A veces, para no profundizar en la argumentación, se dice que tal o cual actitud es contraria a la ‘democracia’, sin pensar que el concepto no se agota en la realización de elecciones –no importa cómo– cada cuatro años. Igual se usa, como una especie de ‘coco’, la palabra ‘polarización’, como si la política no fuera por definición la confrontación de ideas, hombres o partidos por el manejo del Estado, eso sí, sin violencia, mentira o fraude.
Pero donde este fenómeno se ve más claro es en la permanente referencia de políticos, periodistas y profesores de ciencia política a la ‘corrupción’. Casi siempre se ignora de qué se habla. En términos generales, la corrupción se refiere al ejercicio indebido de lo público para satisfacer, por torcidos métodos, ambiciones económicas.
Muchas veces, quienes más se espelucan para hablar de la corrupción son los que más la practican, como las mafias del narcotráfico que adelantan campañas contra el consumo de drogas. Como lo menciona Juan Gossaín en una de sus interesantes crónicas en este diario, el 9 de diciembre es considerado como el día internacional en la lucha contra la corrupción. Claro que ahora hay día internacional prácticamente para todo.
En todos los programas de gobierno es recurrente la referencia a la lucha contra la corrupción. Así ha sido desde que Gaitán adoptó el lema de la ‘restauración moral y democrática’. En este como en otros campos, hemos escogido el camino fácil de cambiar las leyes. Probablemente seamos en América Latina el país que más normas tiene contra la corrupción administrativa. El Código Penal se ha reformado muchas veces. Se crean tipos penales, se agilizan procedimientos, se aumentan las penas y todo sigue igual.
Hemos expedido varios estatutos anticorrupción, uno de los cuales lo sacó adelante en el Congreso el actual fiscal general en su condición de ministro de Justicia, en 1995. Existe una Comisión Nacional de Moralización que preside el jefe del Estado, pero que casi nunca se reúne.
Y a pesar de tantos estatutos de contratación, con toda clase de controles, los contratos se siguen señalando a dedo en más del 90 por ciento en las regiones.
Cada cierto tiempo escuchamos cifras, casi siempre en billones, sobre la pérdida que para el erario significa la corrupción. Si hablamos de que al año son 20 billones, ¿cómo se llega a esa cifra? ¿Equivale a pago de sobornos o de sobrecostos? ¿En qué entidades? ¿Quién se apropió de los bienes? Sobre todo: ¿dónde están los culpables? ¡Y tenemos contralorías para vigilar el uso de los fondos públicos!

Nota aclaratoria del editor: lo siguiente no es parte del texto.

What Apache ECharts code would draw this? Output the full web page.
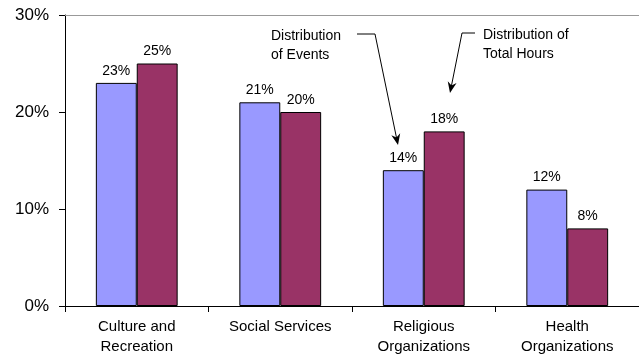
<!DOCTYPE html>
<html>
<head>
<meta charset="utf-8">
<script src="https://cdn.jsdelivr.net/npm/echarts@6/dist/echarts.min.js"></script>
<style>
  html, body { margin: 0; padding: 0; background: #fff; }
  #chart { width: 639px; height: 355px; }
</style>
</head>
<body>
<div id="chart"></div>
<script>
// Volunteer activity by sector
const categories = ['Culture and\nRecreation', 'Social Services', 'Religious\nOrganizations', 'Health\nOrganizations'];
const eventsShare = [23, 21, 14, 12];
const hoursShare = [25, 20, 18, 8];
const yTicks = [0, 10, 20, 30];

const FONT = '"Liberation Sans", Arial, Helvetica, sans-serif';

// Polyline ending in a filled arrowhead
function arrow(points) {
  const n = points.length;
  const tip = points[n - 1];
  const prev = points[n - 2];
  const dx = tip[0] - prev[0], dy = tip[1] - prev[1];
  const len = Math.sqrt(dx * dx + dy * dy);
  const ux = dx / len, uy = dy / len;
  const hl = 11, hw = 4.5;
  const bx = tip[0] - ux * hl, by = tip[1] - uy * hl;
  const head = [
    tip,
    [bx - uy * hw, by + ux * hw],
    [tip[0] - ux * hl * 0.7, tip[1] - uy * hl * 0.7],
    [bx + uy * hw, by - ux * hw]
  ];
  const shaft = points.slice(0, n - 1).concat([[tip[0] - ux * 6, tip[1] - uy * 6]]);
  return [
    { type: 'polyline', shape: { points: shaft }, style: { stroke: '#000', lineWidth: 1, fill: null }, z: 100 },
    { type: 'polygon', shape: { points: head }, style: { fill: '#000' }, z: 100 }
  ];
}

const chart = echarts.init(document.getElementById('chart'), null, { renderer: 'canvas' });

const labelStyle = {
  show: true,
  position: 'top',
  distance: 5,
  formatter: p => p.value + '%',
  fontFamily: FONT,
  fontSize: 14,
  color: '#000'
};

chart.setOption({
  animation: false,
  backgroundColor: '#fff',
  grid: { left: 65, right: 0, top: 15, bottom: 49, containLabel: false, outerBoundsMode: 'none' },
  xAxis: [
    {
      type: 'category',
      data: categories,
      position: 'bottom',
      axisLine: { lineStyle: { color: '#000', width: 1 } },
      axisTick: { show: true, alignWithLabel: false, inside: false, length: 6, lineStyle: { color: '#000' } },
      axisLabel: {
        interval: 0,
        margin: 11,
        fontFamily: FONT,
        fontSize: 15,
        lineHeight: 20,
        color: '#000'
      }
    },
    {
      type: 'category',
      data: categories,
      position: 'top',
      axisLine: { show: true, lineStyle: { color: '#999', width: 1 } },
      axisTick: { show: false },
      axisLabel: { show: false }
    }
  ],
  yAxis: {
    type: 'value',
    min: yTicks[0],
    max: yTicks[yTicks.length - 1],
    interval: 10,
    axisLine: { show: true, lineStyle: { color: '#000', width: 1 } },
    axisTick: { show: true, length: 6, lineStyle: { color: '#000' } },
    splitLine: { show: false },
    axisLabel: {
      margin: 16,
      formatter: v => v + '%',
      fontFamily: FONT,
      fontSize: 17,
      color: '#000'
    }
  },
  series: [
    {
      name: 'Distribution of Events',
      type: 'bar',
      data: eventsShare,
      barGap: '0%',
      barCategoryGap: '43%',
      itemStyle: { color: '#9999FF', borderColor: '#000', borderWidth: 1 },
      label: labelStyle
    },
    {
      name: 'Distribution of Total Hours',
      type: 'bar',
      data: hoursShare,
      itemStyle: { color: '#993366', borderColor: '#000', borderWidth: 1 },
      label: labelStyle
    }
  ],
  graphic: [
    {
      type: 'text', left: 271, top: 27,
      style: { text: 'Distribution\nof Events', font: '14px ' + FONT, lineHeight: 19, fill: '#000' }
    },
    {
      type: 'text', left: 483, top: 26,
      style: { text: 'Distribution of\nTotal Hours', font: '14px ' + FONT, lineHeight: 19, fill: '#000' }
    }
  ].concat(
    arrow([[357, 34], [375, 34], [398, 145]]),
    arrow([[475, 33], [462, 33], [450, 93]])
  )
});
</script>
</body>
</html>
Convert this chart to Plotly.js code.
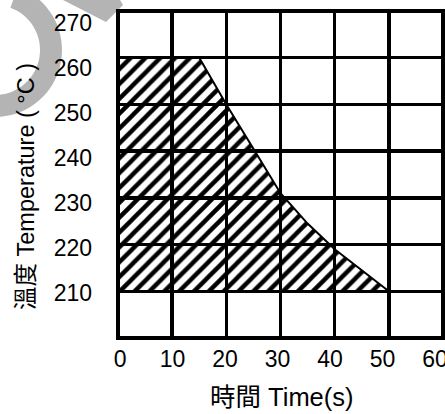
<!DOCTYPE html>
<html>
<head>
<meta charset="utf-8">
<script src="https://cdn.plot.ly/plotly-3.0.1.min.js"></script>
<style>html,body{margin:0;padding:0;background:#fff;}#chart{width:445px;height:414px;}</style>
</head>
<body>
<div id="chart"></div>
<script>
// ---- data ----
const timeS = [0, 0, 15, 20, 25, 30, 35, 40, 45, 50];
const tempC = [210, 260, 260, 250, 240.5, 231, 224.5, 219, 214.5, 210];
const xTicks = [0, 10, 20, 30, 40, 50, 60];
const yTicks = [210, 220, 230, 240, 250, 260, 270];
const xTitle = '時間 Time(s)';
const yTitle = '溫度 Temperature ( °C )';

const W = 445, H = 414;
const M = {l: 118, r: 2, t: 11, b: 76};
const PW = W - M.l - M.r, PH = H - M.t - M.b;
const FONT = 'Arial, "Liberation Sans", "Noto Sans CJK TC", sans-serif';

// pixel -> paper helpers for the decorative grey watermark
const px = x => ((x - M.l) / PW).toFixed(4);
const py = y => ((H - M.b - y) / PH).toFixed(4);
function ringPath(cx, cy, R, r, a0, a1) {
  const pts = [];
  const n = 40;
  for (let i = 0; i <= n; i++) {
    const a = (a0 + (a1 - a0) * i / n) * Math.PI / 180;
    pts.push([cx + R * Math.cos(a), cy + R * Math.sin(a)]);
  }
  for (let i = n; i >= 0; i--) {
    const a = (a0 + (a1 - a0) * i / n) * Math.PI / 180;
    pts.push([cx + r * Math.cos(a), cy + r * Math.sin(a)]);
  }
  return 'M' + pts.map(p => px(p[0]) + ',' + py(p[1])).join('L') + 'Z';
}
function polyPath(pts) {
  return 'M' + pts.map(p => px(p[0]) + ',' + py(p[1])).join('L') + 'Z';
}

const traces = [
  {
    x: timeS, y: tempC, type: 'scatter', mode: 'lines',
    fill: 'toself',
    fillcolor: 'rgba(0,0,0,0)',
    fillpattern: {shape: '/', fgcolor: '#000', bgcolor: 'rgba(0,0,0,0)', size: 10.5, solidity: 0.42},
    line: {color: '#000', width: 2},
    hoverinfo: 'skip', showlegend: false
  },
  {
    x: xTicks, y: yTicks, xaxis: 'x2', yaxis: 'y2', type: 'scatter', mode: 'markers',
    marker: {opacity: 0}, hoverinfo: 'skip', showlegend: false
  }
];

const layout = {
  width: W, height: H,
  margin: M,
  paper_bgcolor: '#fff', plot_bgcolor: '#fff',
  showlegend: false,
  font: {family: FONT, color: '#000'},
  xaxis: {
    range: [0, 60], tickvals: xTicks, showticklabels: false,
    showgrid: true, gridcolor: '#000', gridwidth: 3.5,
    zeroline: false, showline: false, ticks: '', fixedrange: true
  },
  yaxis: {
    range: [200, 270], tickvals: yTicks, showticklabels: false,
    showgrid: true, gridcolor: '#000', gridwidth: 3.5,
    zeroline: false, showline: false, ticks: '', fixedrange: true
  },
  xaxis2: {
    overlaying: 'x', anchor: 'y', side: 'bottom',
    range: [-0.4, 61.5], tickvals: xTicks, ticktext: xTicks.map(String),
    showgrid: false, zeroline: false, showline: false, ticks: '',
    ticklabelstandoff: 5, ticklabeloverflow: 'allow',
    tickfont: {family: FONT, size: 23, color: '#000'}
  },
  yaxis2: {
    overlaying: 'y', anchor: 'x', side: 'left',
    range: [200.03, 272.62], tickvals: yTicks, ticktext: yTicks.map(String),
    showgrid: false, zeroline: false, showline: false, ticks: '',
    ticklabelstandoff: 25, ticklabeloverflow: 'allow',
    tickfont: {family: FONT, size: 23, color: '#000'}
  },
  annotations: [
    {text: xTitle, xref: 'paper', yref: 'paper', x: (282 - M.l) / PW, y: (H - M.b - 397) / PH,
     xanchor: 'center', yanchor: 'middle', showarrow: false,
     font: {family: FONT, size: 25.5, color: '#000'}},
    {text: yTitle, xref: 'paper', yref: 'paper', x: (26 - M.l) / PW, y: (H - M.b - 187) / PH,
     xanchor: 'center', yanchor: 'middle', textangle: -90, showarrow: false,
     font: {family: FONT, size: 23.5, color: '#000'}}
  ],
  shapes: [
    {type: 'path', xref: 'paper', yref: 'paper', layer: 'below',
     path: ringPath(-5, 50, 67, 45, -70, 120), fillcolor: '#b4b4b4', line: {width: 0}},
    {type: 'path', xref: 'paper', yref: 'paper', layer: 'above',
     path: polyPath([[63, 0], [120, 0], [123, 5], [106, 22]]), fillcolor: '#b4b4b4', line: {width: 0}},
    {type: 'rect', xref: 'paper', yref: 'paper', x0: 0, x1: 1, y0: 0, y1: 1, layer: 'above',
     line: {color: '#000', width: 4}, fillcolor: 'rgba(0,0,0,0)'}
  ]
};

Plotly.newPlot('chart', traces, layout, {displayModeBar: false, staticPlot: true});
</script>
</body>
</html>
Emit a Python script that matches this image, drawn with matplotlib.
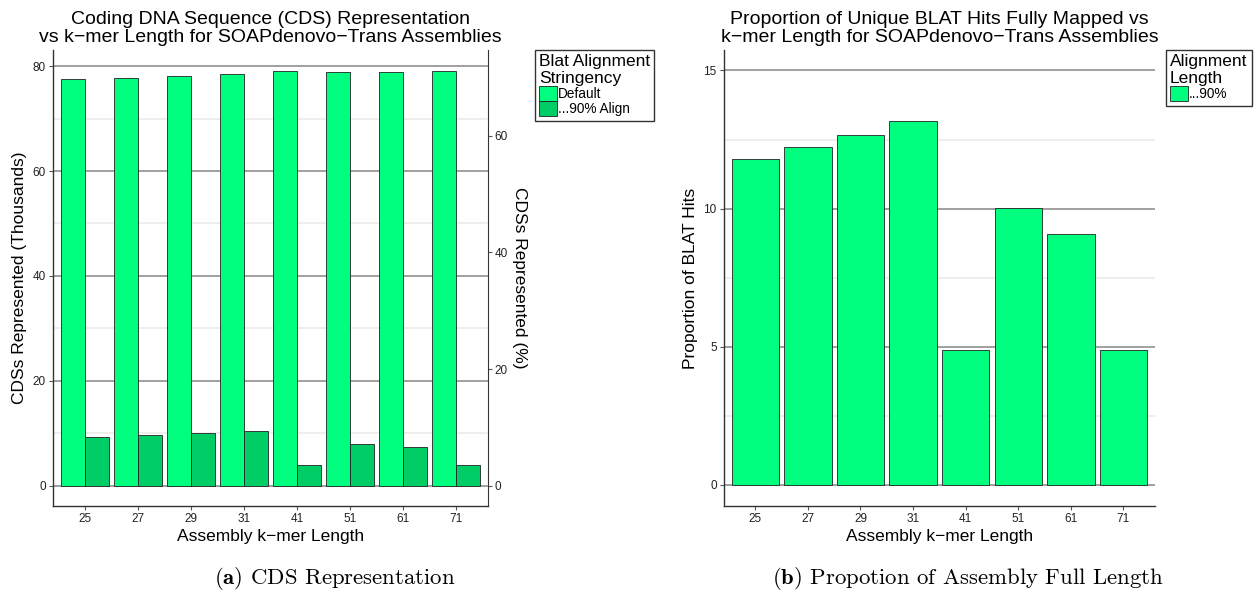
import numpy as np
import matplotlib
matplotlib.use("Agg")
import matplotlib.pyplot as plt
from matplotlib.patches import Patch

plt.rcParams['font.family'] = ['Liberation Sans', 'DejaVu Sans']
plt.rcParams['mathtext.fontset'] = 'cm'

# data
kmers = ["25", "27", "29", "31", "41", "51", "61", "71"]
cds_default = [77.5, 77.7, 78.2, 78.4, 79.1, 78.8, 78.9, 79.1]   # thousands
cds_90 = [9.2, 9.6, 10.0, 10.4, 3.95, 7.95, 7.3, 3.95]          # thousands
prop_full = [11.78, 12.22, 12.68, 13.16, 4.87, 10.01, 9.09, 4.87]
total_cds = 111.25  # thousands -> 100 %

green = "#00FF7F"
green_dark = "#00CD66"
major_col = "#a0a0a0"
minor_col = "#ebebeb"

fig = plt.figure(figsize=(12.59, 5.92), dpi=100)
ax1 = fig.add_axes([53/1259, 1-506/592, (487.8-53)/1259, 456/592])
ax2 = fig.add_axes([723.7/1259, 1-506/592, (1155-723.7)/1259, 456/592])

x = np.arange(1, len(kmers)+1)


def style(ax, major, minor):
    ax.set_xlim(0.4, 8.6)
    ax.set_yticks(major)
    ax.set_yticks(minor, minor=True)
    ax.yaxis.grid(True, which='major', color=major_col, lw=1.4, zorder=0)
    ax.yaxis.grid(True, which='minor', color=minor_col, lw=1.2, zorder=0)
    ax.set_axisbelow(True)
    ax.spines['top'].set_visible(False)
    ax.spines['right'].set_visible(False)
    for s in ['left', 'bottom']:
        ax.spines[s].set_color('#333333')
        ax.spines[s].set_linewidth(1.0)
    ax.tick_params(axis='both', which='major', length=3, width=0.8, color='#555555',
                   labelsize=8.5, labelcolor='#222222', pad=2)
    ax.tick_params(axis='y', which='minor', length=0)
    ax.set_xticks(x)
    ax.set_xticklabels(kmers)


# left panel
ax1.bar(x - 0.225, cds_default, width=0.45, color=green, edgecolor='#222222', lw=0.6, zorder=2)
ax1.bar(x + 0.225, cds_90, width=0.45, color=green_dark, edgecolor='#222222', lw=0.6, zorder=2)
ax1.set_ylim(-3.87, 83.07)
style(ax1, [0, 20, 40, 60, 80], [10, 30, 50, 70])
ax1.set_title("Coding DNA Sequence (CDS) Representation\nvs k\u2212mer Length for SOAPdenovo\u2212Trans Assemblies",
              fontsize=14, pad=6, linespacing=1.05)
ax1.set_xlabel("Assembly k\u2212mer Length", fontsize=12.5, labelpad=3)
ax1.set_ylabel("CDSs Represented (Thousands)", fontsize=12.5, labelpad=4)

sec = ax1.secondary_yaxis('right', functions=(lambda v: v / total_cds * 100, lambda v: v * total_cds / 100))
sec.set_yticks([0, 20, 40, 60])
sec.spines['right'].set_color('#333333')
sec.tick_params(length=3, width=0.8, color='#555555', labelsize=8.5, labelcolor='#222222', pad=2)
sec.set_ylabel("CDSs Represented (%)", fontsize=12.5, rotation=-90, labelpad=14)

leg1 = fig.legend(handles=[Patch(facecolor=green, edgecolor='#222222', lw=0.6, label='Default'),
                           Patch(facecolor=green_dark, edgecolor='#222222', lw=0.6, label='...90% Align')],
                  title="Blat Alignment\nStringency", loc='upper left',
                  bbox_to_anchor=(535/1259, 1-50/592), fontsize=9.8, title_fontsize=12.5,
                  handlelength=1.3, handleheight=1.3, handletextpad=0.1, labelspacing=0.0,
                  borderpad=0.3, borderaxespad=0, fancybox=False, edgecolor='#333333',
                  framealpha=1, alignment='left')
leg1.get_frame().set_linewidth(1.0)

# right panel
ax2.bar(x, prop_full, width=0.9, color=green, edgecolor='#222222', lw=0.6, zorder=2)
ax2.set_ylim(-0.76, 15.74)
style(ax2, [0, 5, 10, 15], [2.5, 7.5, 12.5])
ax2.set_title("Proportion of Unique BLAT Hits Fully Mapped vs\nk\u2212mer Length for SOAPdenovo\u2212Trans Assemblies",
              fontsize=14, pad=6, linespacing=1.05)
ax2.set_xlabel("Assembly k\u2212mer Length", fontsize=12.5, labelpad=3)
ax2.set_ylabel("Proportion of BLAT Hits", fontsize=12.5, labelpad=4)

leg2 = fig.legend(handles=[Patch(facecolor=green, edgecolor='#222222', lw=0.6, label='...90%')],
                  title="Alignment\nLength", loc='upper left',
                  bbox_to_anchor=(1166/1259, 1-50/592), fontsize=9.8, title_fontsize=12.5,
                  handlelength=1.3, handleheight=1.3, handletextpad=0.1, labelspacing=0.0,
                  borderpad=0.3, borderaxespad=0, fancybox=False, edgecolor='#333333',
                  framealpha=1, alignment='left')
leg2.get_frame().set_linewidth(1.0)

# captions
fig.text(335/1259, 1-579/592, r"$\mathbf{(a)}$ CDS Representation", family='cmr10',
         fontsize=16.4, ha='center', va='center')
fig.text(968/1259, 1-579/592, r"$\mathbf{(b)}$ Propotion of Assembly Full Length", family='cmr10',
         fontsize=16.4, ha='center', va='center')

fig.savefig("out.png", dpi=100, facecolor='white')
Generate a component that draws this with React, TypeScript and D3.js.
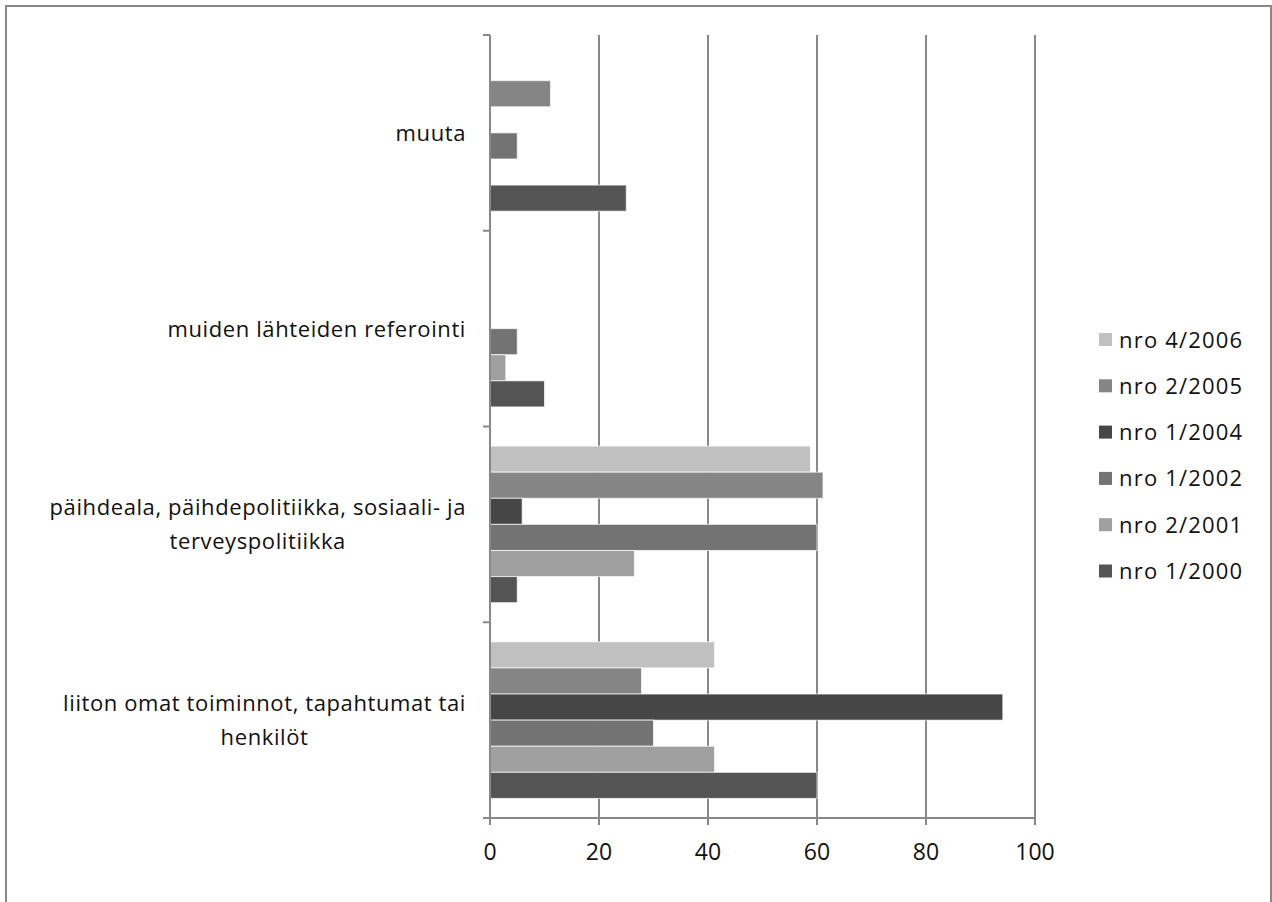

Valdría la pena hacer estudios comparando lo que le cuesta al país todas las contralorías, y confrontarlo con los dineros recuperados. Nos acostumbramos a que cada cierto tiempo altos funcionarios judiciales o de control ‘escandalicen’ al país sobre montos de corrupción, cuando su función es precisamente evitar que eso ocurra.
El germen de este flagelo está en el sistema político. Si se permite, sin controles reales que se gasten en campañas inmensas cantidades de dinero, ¿qué otra cosa puede esperarse distinta a que los ‘elegidos’ recuperen la ‘inversión’?
La ausencia de control político y de separación real de poderes, unida a la falta de partidos políticos, es el gran catalizador de la corrupción. De nada sirven las normas, si vía clientelismo el Estado se les entrega por girones a políticos que no siempre piensan en el interés general. En relación con la corrupción, la impunidad es judicial, política y, sobre todo, social.